ふと思い返してみると、今まで彼女と定義するような相手に音楽の趣向やその類についての話題など求めたことがなかったように思う。それは多分ある程度意識してやっていることだったんだと思うけれど。実際の話、彼女が僕の苦手な音楽を好もうが、音楽に興味がないと言われても別に気にすることもなかった。僕の好きな音楽が世間の主流でないことは承知していたし、そんなつまらない話を彼女にすべきじゃないと思っていた。彼女に求めるのは自分を好きだという事実だけだったし、他は特に必要じゃないと感じていた。
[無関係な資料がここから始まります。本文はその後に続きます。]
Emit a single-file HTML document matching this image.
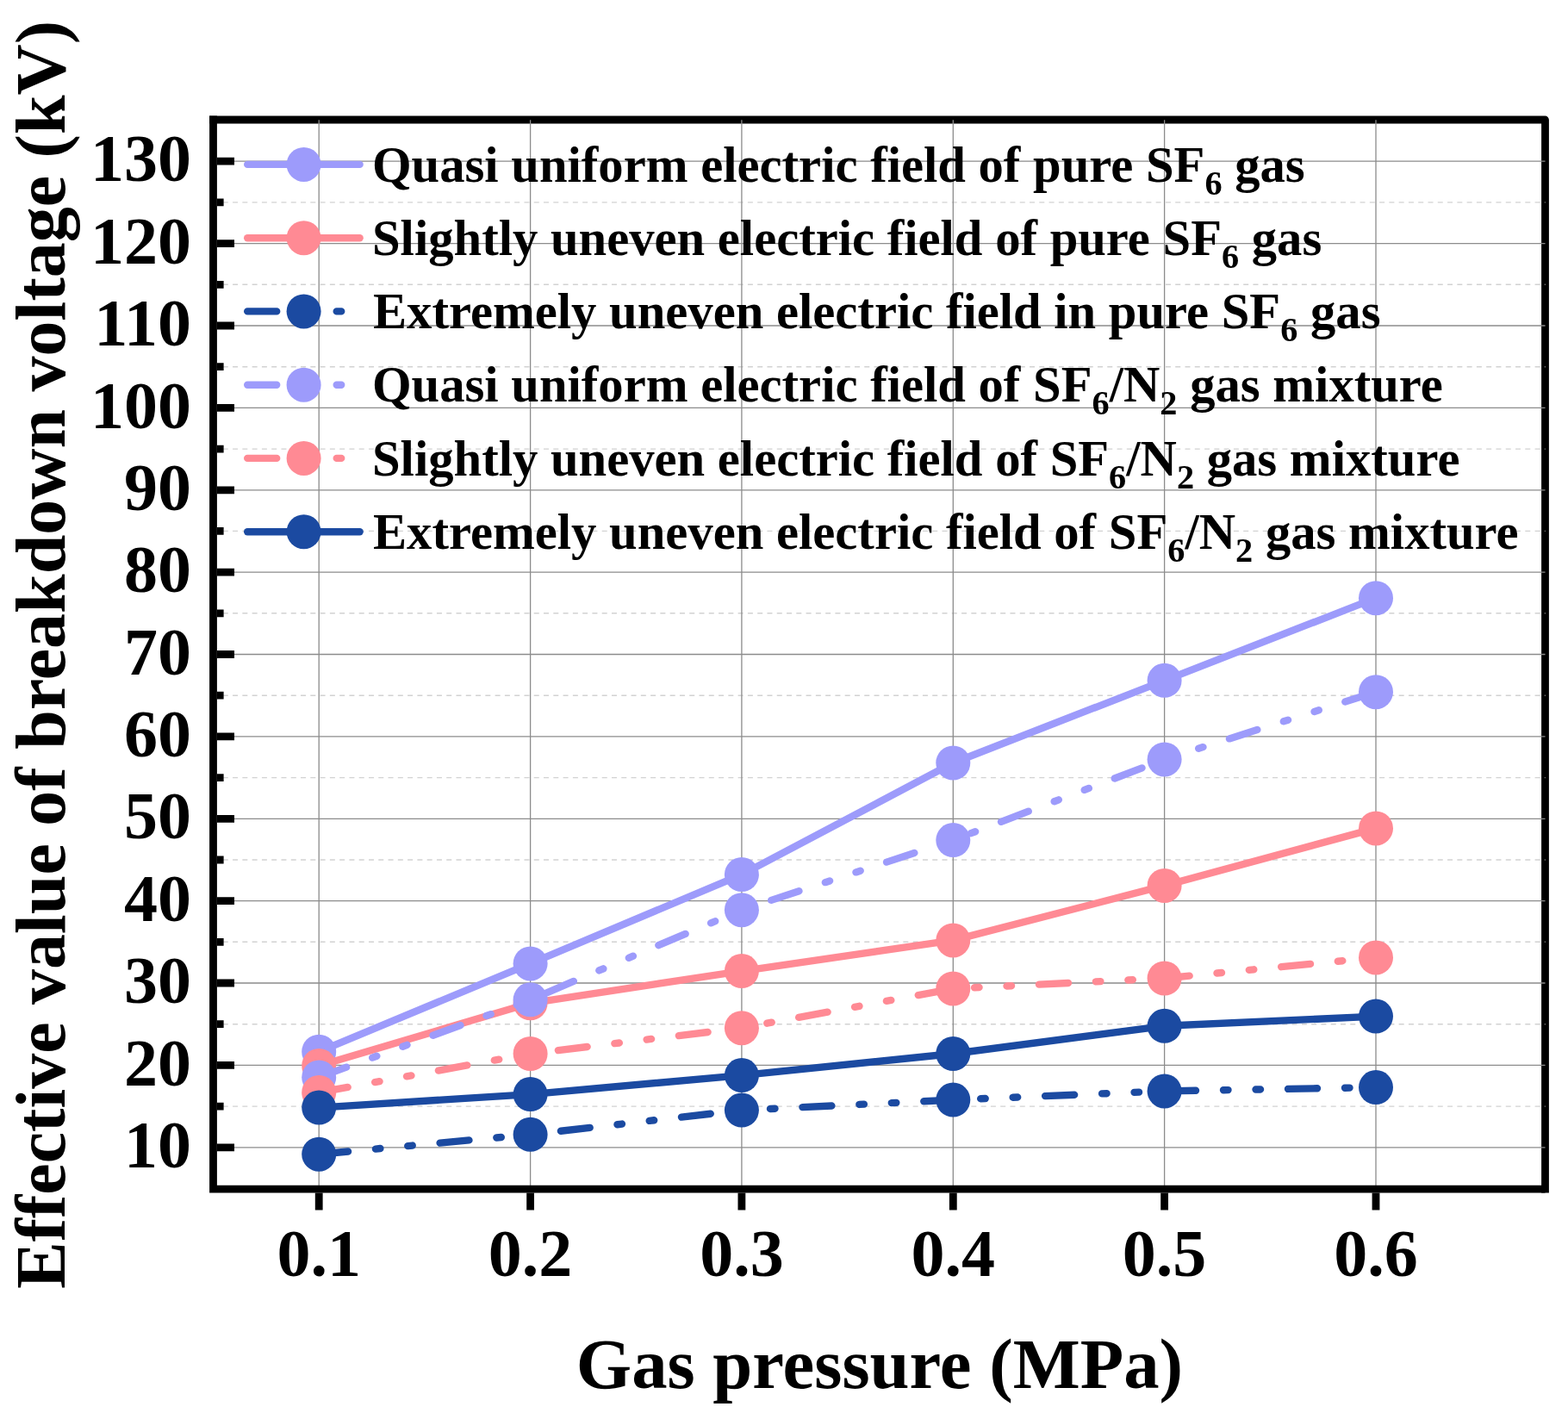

知り合いのアイツがアイツの彼女に「自分が好きな音楽をいっぱい聞かせたけど、趣味が合わなくてさダメだったよ」なんて話を聞いたときも、どうでもいいなと思った。もちろん実際は相槌を打ちながら「残念だったね」なんて同調して、そんなこと口に出してないけれど。だってさ、アイツがなんで自分の好きな音楽を彼女に好きになって貰いたかったのかわからなかったから。よくわからなくて、そういうこと考えるのすら無駄だと思ったのは流石に秘密にしておいた方が良いかな。結局、アイツはその彼女と早々に別れてしまったけど。原因は知らない。音楽の趣味の不一致かな。

だから彼女といる時は音楽を聴かないようにしていた。別にそんなこと求められていないと思ったから。そういう話は音楽好きなアイツか、趣味の合う友人とだけ話していた。それはなぜか。僕自身が彼女たちにそんなことを望んでいなかったから、最初からね。ずっと。

「それ、すごく格好良いね」不意に彼女がそんなことを言った。黒縁メガネの親父が闇雲にギターをかき鳴らし、金切り声のように叫ぶそんな音楽を聴いて。僕はとても嬉しくなって饒舌にそのバンドのことを話し始めた。後で考えたらその時の僕は熱が篭り過ぎて、とても鬱陶しかった気がするけど。とりあえずオススメの音楽を次々と引っ張っては話し始めた。彼女はその今まで聴いたこともなかった、そんな類の音楽に興味を持って「あ、これ凄い好み」とか自分からそんな類の曲を持って来てくれるようになった。その曲は僕も知らなかったけれどとても格好良くて、なにより同じもので感動できる喜びを知った。今まで知らなかった幸せの感覚がとても嬉しかったんだ。

──それから、同じ歩幅で歩いて同じ目線で何かを見る。いままで求めてなかったそんなことが一番重要だと思った。それを一緒に楽しめるという事が…かな。今、何してるかわからないあの娘もこの曲を聴いて笑ったりしてるのかなぁ。僕が好きなヒトが、僕と同じものを見て笑ってくれればいいな。僕と同じように笑って過ごせる人だと良いな。相手もそう思ってたら幸せだな。だから今日も鏡の前で、誰も知らない涙の痕を拭いて呟く。よし、それじゃあ頑張ろうって呪文のように繰り返す、毎日。まいにち。